Buy the right sized chains for your tires, links can be added or cut off but it is better not to have to.

   Studded or ice pick chains have a bit more of advantage on ice but are "rather" rough on smooth hard surfaces such as icy or hardpack roads. The "vee" picks seem to be made of a hard material and take a long time to wear out. Regular link chains are still very good on ice and are only "somewhat" rough on smooth hard surfaces.

   "Double filled" chains are just "ladder" style chains with twice the number of crosslinks.
Of course they are almost twice the price! They tend to be a bit smoother and have more traction. Since there is always a couple crosschains under the tires, double filled chains do offer superior braking even if the brakes are locked up.

Where to store your chains?
Off season the best plan is to clean and oil your chains and hang them where they will be untangled, dry and available for the next winter.

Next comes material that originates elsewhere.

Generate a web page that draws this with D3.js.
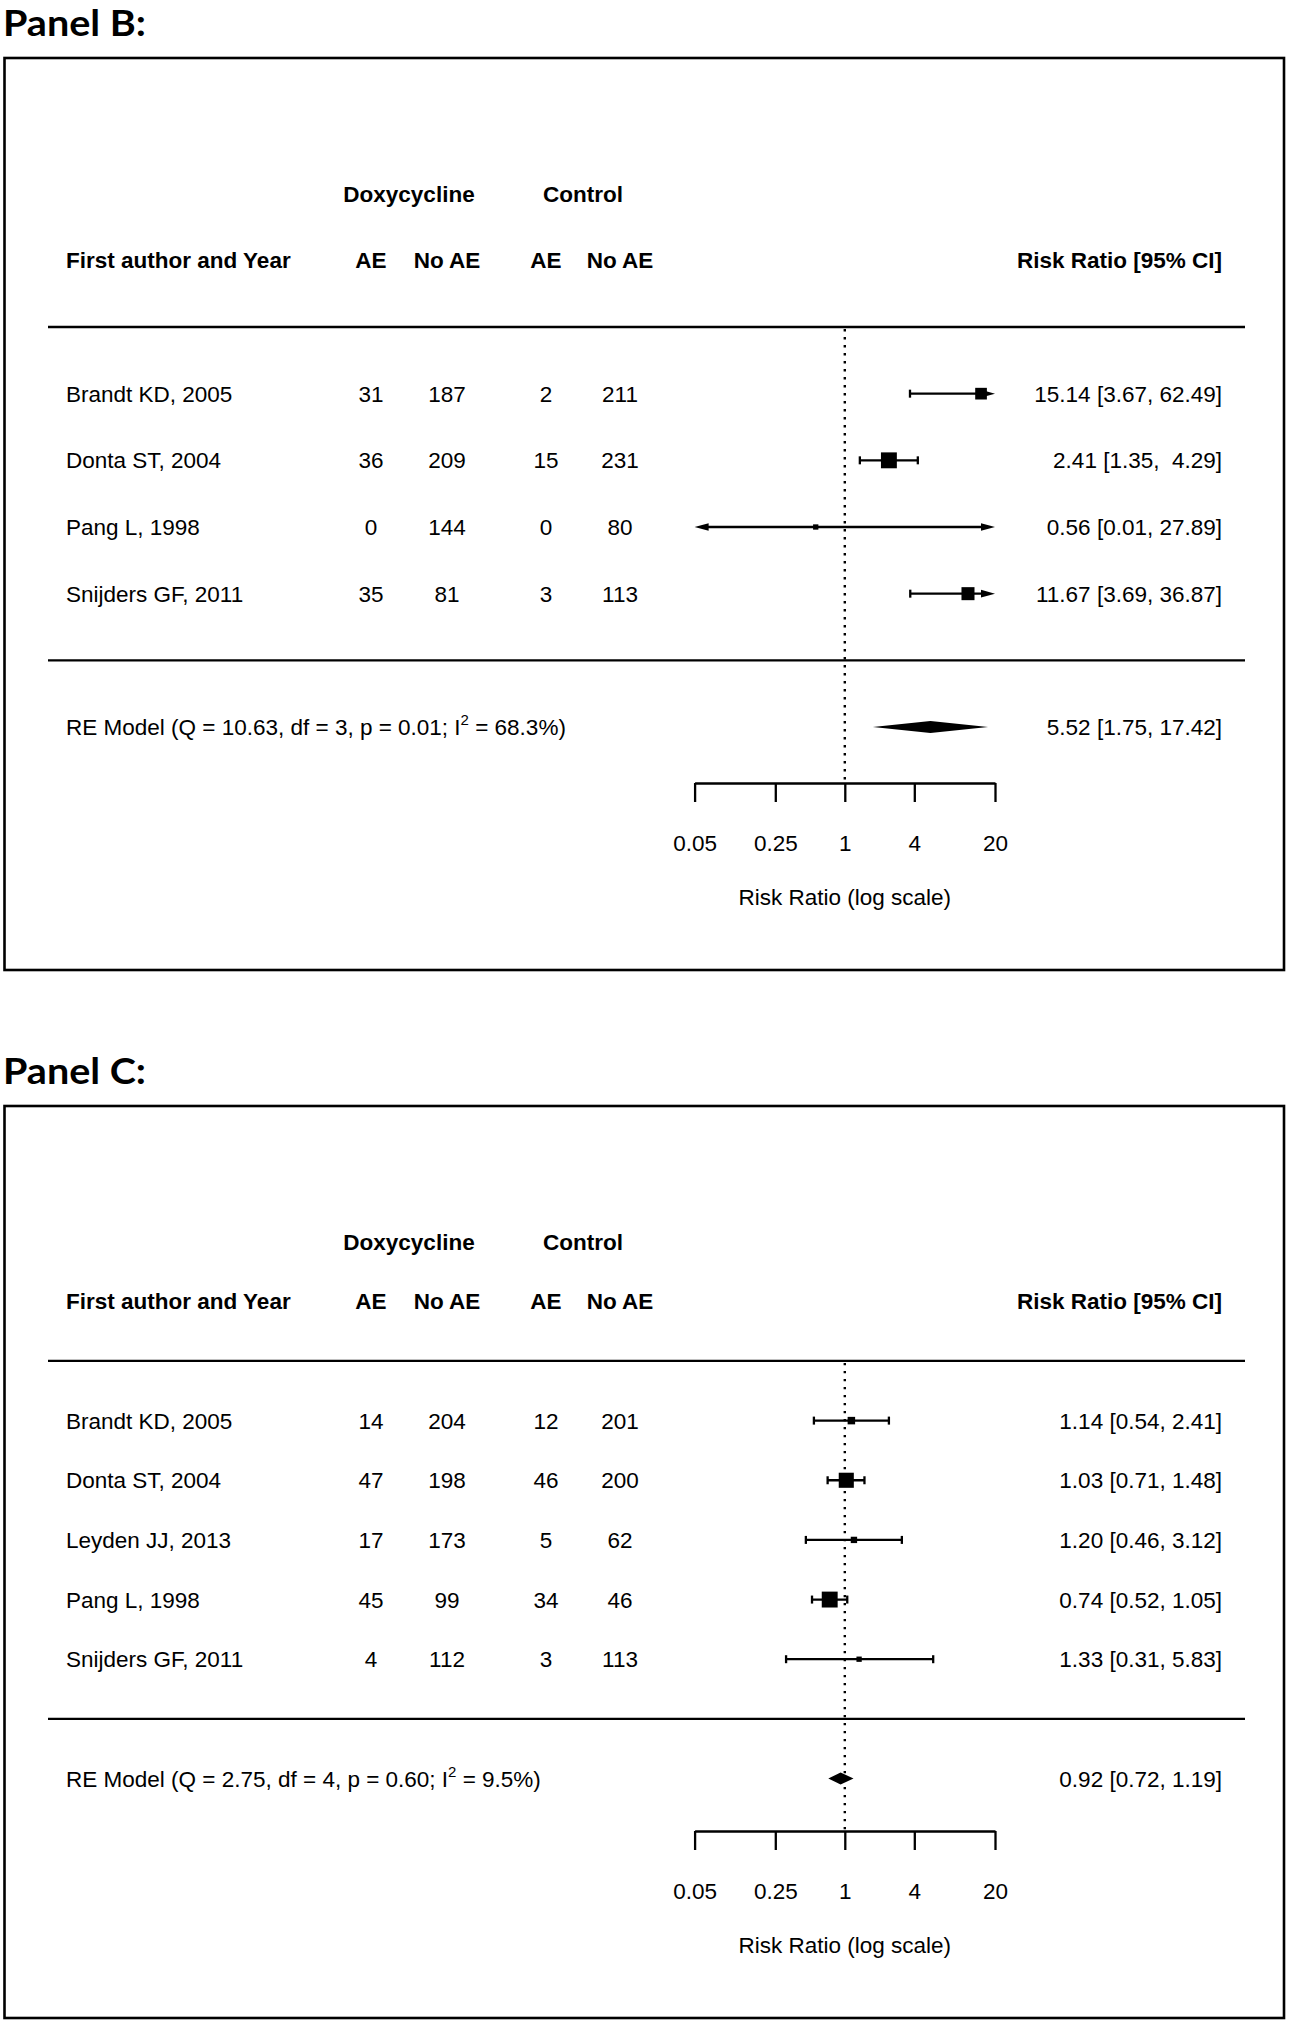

If your shop and basement is as organized as mine you know they tend to get lost if stuck in a bag or box in the corner!

  But where to put them in your vehicle? Tire chains are always heavy and dirty. You don't want them getting all tangled up and you don't want them sitting in a puddle of salty water to rust, they always get put away wet. Some folks use antifreeze like containers with the tops cut off and drain holes poked in the bottom, I like wooden or cardboard boxes big enough (if you have the room) to fold the chains in untangled. The sealed ammo can that I used in my car is not really satisfactory. Even when sprayed with Rust-Stop the chains still rust inside it.
 

Kenneth Mankoff <mankoff@nagina.cs.colorado.edu> makes these comments from rec.autos.4x4:

 "Up here at 9,500 feet, the frost has started, the snow tires are going on next week, and i'm expecting snows by the end of the month, which re-raises last years question: Where to put the chains?  Any comments on below ideas, or new ones are appreciated.

in back of vehicle
  cons: gets truck dirty in back. Pain in ass to untangle and install,  even if painted*(see below)
  pros: chains protected from elements (and therefore rust)

mounted on boards (and presumably stored on top)
  cons: chains get exposed to weather. Boards in roofrack don't leave room  for skiis and snowboards
  pros: simplest installation ever. Boards can be used to bridge gaps when  offroading

installed on spare (if spare located on back, not under or inside)
  cons: exposed to weather (but if you go to  your local dump, and get a  tire-cover that will fit your
     tire+two chains wrapped around it, then  you get protection, it just looks bumpy and ugly).
    4 chains will be  hard to fit around one full-size spare tire (but i only own two).
  pros: easy to install from there.

hanging on BrushGard
  cons: catches bugs, exposed to weather, and no way to protect  from elements there

Hanging under (like 18wheel truck): None of us have that clearance.

so.... it seems to me like the spare tire mounted is the best idea, with a tire cover that fits over.
<REST SNIPPED>"
 

Paul Hovnanian  < paulh@seanet.com> Makes an excellent suggestion for those pressed for space:

"Get 2 (or 4) pieces of heavy canvas, each a little larger than one chain laid out flat. Lay the chain on the canvas (after the appropriate rust -inhibiting treatment) and roll them up. Tie each roll with a strap or piece of rope. It keeps them clean, untangled and prevents rattling chain noise if they're stored inside the vehicle. The rolls can be tied down easily to prevent headaches in the event of a sudden stop."
 
  The point about tieing the chains down in case of a sudden stop is very astute. Anything laying loose in the back of your vehicle can become a dangerous projectile in even a minor accident. Neck, back, and brain injuries are likely.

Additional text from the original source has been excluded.